Can you set down, exactly as they appear below, the lines from the opening of the material through the one bearing "second read (-)", minus the pictures?

Data extract>
"""
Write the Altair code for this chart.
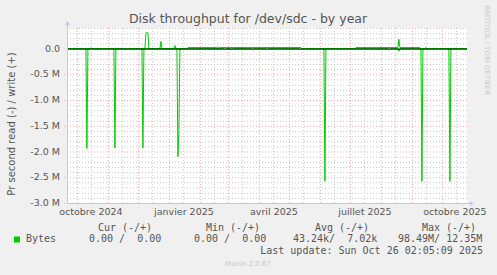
import altair as alt
import pandas as pd

TITLE = "Disk throughput for /dev/sdc - by year"
Y_TITLE = "Pr second read (-) / write (+)"

# Read (negative) series, values in M bytes/s
read_dates = ["2024-09-21", "2024-10-10", "2024-10-11", "2024-10-12",
              "2024-11-07", "2024-11-08", "2024-11-09",
              "2024-12-05", "2024-12-06", "2024-12-07",
              "2025-01-09", "2025-01-10", "2025-01-11", "2025-01-12",
              "2025-02-25", "2025-02-26", "2025-02-27",
              "2025-03-04", "2025-03-05", "2025-03-06",
              "2025-03-25", "2025-03-26", "2025-03-27",
              "2025-04-08", "2025-04-09", "2025-04-10",
              "2025-05-11", "2025-05-12", "2025-05-13",
              "2025-06-05", "2025-06-06", "2025-06-07",
              "2025-08-08", "2025-08-09", "2025-08-10",
              "2025-08-18", "2025-08-19", "2025-08-20",
              "2025-09-10", "2025-09-11", "2025-09-12",
              "2025-10-08", "2025-10-09", "2025-10-10",
              "2025-10-26"]
read_values = [0, 0, -1.94, 0,
               0, -1.93, 0,
               0, -1.93, 0,
               0, -2.10, -1.6, 0,
               0, -0.02, 0,
               0, -0.02, 0,
               0, -0.02, 0,
               0, -0.02, 0,
               0, -0.02, 0,
               0, -2.58, 0,
               0, -0.02, 0,
               0, -0.05, 0,
               0, -2.58, 0,
               0, -2.58, 0,
               0]

# Write (positive) series, values in M bytes/s
write_dates = ["2024-09-21", "2024-10-14", "2024-10-15", "2024-10-16",
               "2024-12-08", "2024-12-09", "2024-12-10", "2024-12-11", "2024-12-12",
               "2024-12-23", "2024-12-24", "2024-12-25",
               "2025-01-06", "2025-01-07", "2025-01-08",
               "2025-01-19", "2025-01-20", "2025-02-18", "2025-02-19", "2025-02-20",
               "2025-05-13", "2025-05-14",
               "2025-07-06", "2025-07-07", "2025-08-18", "2025-08-19", "2025-08-20",
               "2025-09-09", "2025-09-10",
               "2025-09-14", "2025-09-15", "2025-09-16",
               "2025-10-26"]
write_values = [0, 0, 0.015, 0,
                0, 0.30, 0.32, 0.30, 0,
                0, 0.14, 0,
                0, 0.06, 0,
                0, 0.02, 0.02, 0.035, 0.02,
                0.02, 0,
                0, 0.02, 0.02, 0.18, 0.02,
                0.02, 0,
                0, 0.02, 0,
                0]

month_starts = ["2024-10-01", "2024-11-01", "2024-12-01", "2025-01-01", "2025-02-01",
                "2025-03-01", "2025-04-01", "2025-05-01", "2025-06-01", "2025-07-01",
                "2025-08-01", "2025-09-01", "2025-10-01"]
mid_months = ["2024-10-15", "2024-11-15", "2024-12-15", "2025-01-15", "2025-02-15",
              "2025-03-15", "2025-04-15", "2025-05-15", "2025-06-15", "2025-07-15",
              "2025-08-15", "2025-09-15", "2025-10-15"]
major_levels = [-3.0, -2.5, -2.0, -1.5, -1.0, -0.5, 0.0]
major_labels = ["-3.0 M", "-2.5 M", "-2.0 M", "-1.5 M", "-1.0 M", "-0.5 M", "0.0"]
minor_levels = [-2.9, -2.8, -2.7, -2.6, -2.4, -2.3, -2.2, -2.1, -1.9, -1.8, -1.7, -1.6,
                -1.4, -1.3, -1.2, -1.1, -0.9, -0.8, -0.7, -0.6, -0.4, -0.3, -0.2, -0.1,
                0.1, 0.2, 0.3, 0.4]
x_label_dates = ["2024-10-15", "2025-01-16", "2025-04-16", "2025-07-16", "2025-10-14"]
x_label_texts = ["octobre 2024", "janvier 2025", "avril 2025", "juillet 2025", "octobre 2025"]

NB = "\u00a0"
legend_headers = ["Cur (-/+)", "Min (-/+)", "Avg (-/+)", "Max (-/+)"]
legend_values = ["0.00 /  0.00", "0.00 /  0.00", "43.24k/  7.02k", "98.49M/ 12.35M"]
legend_name = "Bytes"
last_update = "Last update: Sun Oct 26 02:05:09 2025"
munin_version = "Munin 2.0.67"
rrd_credit = "RRDTOOL / TOBI OETIKER"

# layout
W, H = 400, 175
header_x = [58, 166, 275, 382]
value_x = [22, 127, 226, 331]
GREEN = "#00CC00"
FONT = "DejaVu Sans"
MONO = "DejaVu Sans Mono"
AXIS_COL = "#C4C4F4"
MINOR_COL = "#C8C8C8"
MAJOR_COL = "#F2AAAA"

x_dom = [alt.DateTime(year=2024, month=9, date=21, hours=2, minutes=5),
         alt.DateTime(year=2025, month=10, date=26, hours=2, minutes=5)]
xs = alt.Scale(domain=x_dom, nice=False)
ys = alt.Scale(domain=[-3.0, 0.4], nice=False, zero=False)

lines_df = pd.concat([
    pd.DataFrame({"date": pd.to_datetime(read_dates), "value": read_values, "series": "read"}),
    pd.DataFrame({"date": pd.to_datetime(write_dates), "value": write_values, "series": "write"}),
])

def one():
    return pd.DataFrame({"a": [0]})

minor_v = alt.Chart(pd.DataFrame({"date": pd.to_datetime(mid_months)})).mark_rule(
    color=MINOR_COL, strokeDash=[1, 2], strokeWidth=1, xOffset=0.5
).encode(x=alt.X("date:T", scale=xs, axis=None), y=alt.value(0), y2=alt.value(H))

minor_h = alt.Chart(pd.DataFrame({"v": minor_levels})).mark_rule(
    color=MINOR_COL, strokeDash=[1, 2], strokeWidth=1, yOffset=0.5
).encode(y=alt.Y("v:Q", scale=ys, axis=None), x=alt.value(0), x2=alt.value(W))

major_v = alt.Chart(pd.DataFrame({"date": pd.to_datetime(month_starts)})).mark_rule(
    color=MAJOR_COL, strokeDash=[1, 2], strokeWidth=1, xOffset=0.5
).encode(x=alt.X("date:T", scale=xs, axis=None), y=alt.value(0), y2=alt.value(H))

major_h = alt.Chart(pd.DataFrame({"v": major_levels})).mark_rule(
    color=MAJOR_COL, strokeDash=[1, 2], strokeWidth=1, yOffset=0.5
).encode(y=alt.Y("v:Q", scale=ys, axis=None), x=alt.value(-3), x2=alt.value(W))

y_labels = alt.Chart(pd.DataFrame({"v": major_levels, "t": major_labels})).mark_text(
    font=FONT, fontSize=9.5, color="#555555", baseline="middle", align="right"
).encode(y=alt.Y("v:Q", scale=ys, axis=None), x=alt.value(-7), text="t:N")

lines = alt.Chart(lines_df).mark_line(strokeWidth=1, color=GREEN, clip=True).encode(
    x=alt.X("date:T", scale=xs, axis=None),
    y=alt.Y("value:Q", scale=ys, axis=None),
    detail="series:N",
)

zero_rule = alt.Chart(pd.DataFrame({"v": [0.0]})).mark_rule(
    color="black", strokeWidth=1, yOffset=0.5).encode(
    y=alt.Y("v:Q", scale=ys, axis=None), x=alt.value(0), x2=alt.value(W))

axis_left = alt.Chart(one()).mark_rule(color=AXIS_COL, strokeWidth=1).encode(
    x=alt.value(0.5), y=alt.value(-3), y2=alt.value(H))
axis_bottom = alt.Chart(one()).mark_rule(color=AXIS_COL, strokeWidth=1).encode(
    y=alt.value(H + 0.5), x=alt.value(0), x2=alt.value(W + 3))
arrow_up = alt.Chart(one()).mark_point(
    shape="triangle-up", filled=True, color=AXIS_COL, size=22, opacity=1).encode(
    x=alt.value(0.5), y=alt.value(-5))
arrow_right = alt.Chart(one()).mark_point(
    shape="triangle-right", filled=True, color=AXIS_COL, size=22, opacity=1).encode(
    x=alt.value(W + 5), y=alt.value(H + 0.5))

x_labels = alt.Chart(pd.DataFrame({"date": pd.to_datetime(x_label_dates), "t": x_label_texts})).mark_text(
    font=FONT, fontSize=9.5, color="#555555", baseline="middle", align="center"
).encode(x=alt.X("date:T", scale=xs, axis=None), y=alt.value(184), text="t:N")

layers = [minor_v, minor_h, major_v, major_h, lines, zero_rule,
          axis_left, axis_bottom, arrow_up, arrow_right, x_labels, y_labels]

def txt(s, x, y, **kw):
    base = dict(font=FONT, fontSize=10, color="#555555", baseline="middle", align="center")
    base.update(kw)
    return alt.Chart(one()).mark_text(text=s.replace(" ", NB), **base).encode(
        x=alt.value(x), y=alt.value(y))

layers.append(txt(TITLE, 181, -9, fontSize=12.5, color="#555555"))
layers.append(txt(Y_TITLE, -55, 96, angle=270, fontSize=10))
layers.append(txt(rrd_credit, 420, -23, angle=90, align="left", fontSize=7, color="#C8C8C8"))
for s, x in zip(legend_headers, header_x):
    layers.append(txt(s, x, 200, font=MONO, fontSize=10))
layers.append(alt.Chart(one()).mark_square(
    color=GREEN, size=36, opacity=1).encode(x=alt.value(-50), y=alt.value(211.5)))
layers.append(txt(legend_name, -41, 211, font=MONO, align="left"))
for s, x in zip(legend_values, value_x):
    layers.append(txt(s, x, 211, font=MONO, align="left"))
layers.append(txt(last_update, 416, 223, font=MONO, align="right"))
layers.append(txt(munin_version, 181, 236, fontSize=7, color="#C8C8C8"))

chart = alt.layer(*layers).properties(
    width=W, height=H,
    autosize=alt.AutoSizeParams(type="none"),
    padding={"left": 67, "top": 28, "right": 30, "bottom": 72},
    background="#F0F0F0",
).configure_view(stroke=None, fill="white")

chart.save("out.html", embed_options={"renderer": "svg", "actions": False})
"""
Response>
Write the Altair code for this chart.
import altair as alt
import pandas as pd

TITLE = "Disk throughput for /dev/sdc - by year"
Y_TITLE = "Pr second read (-) / write (+)"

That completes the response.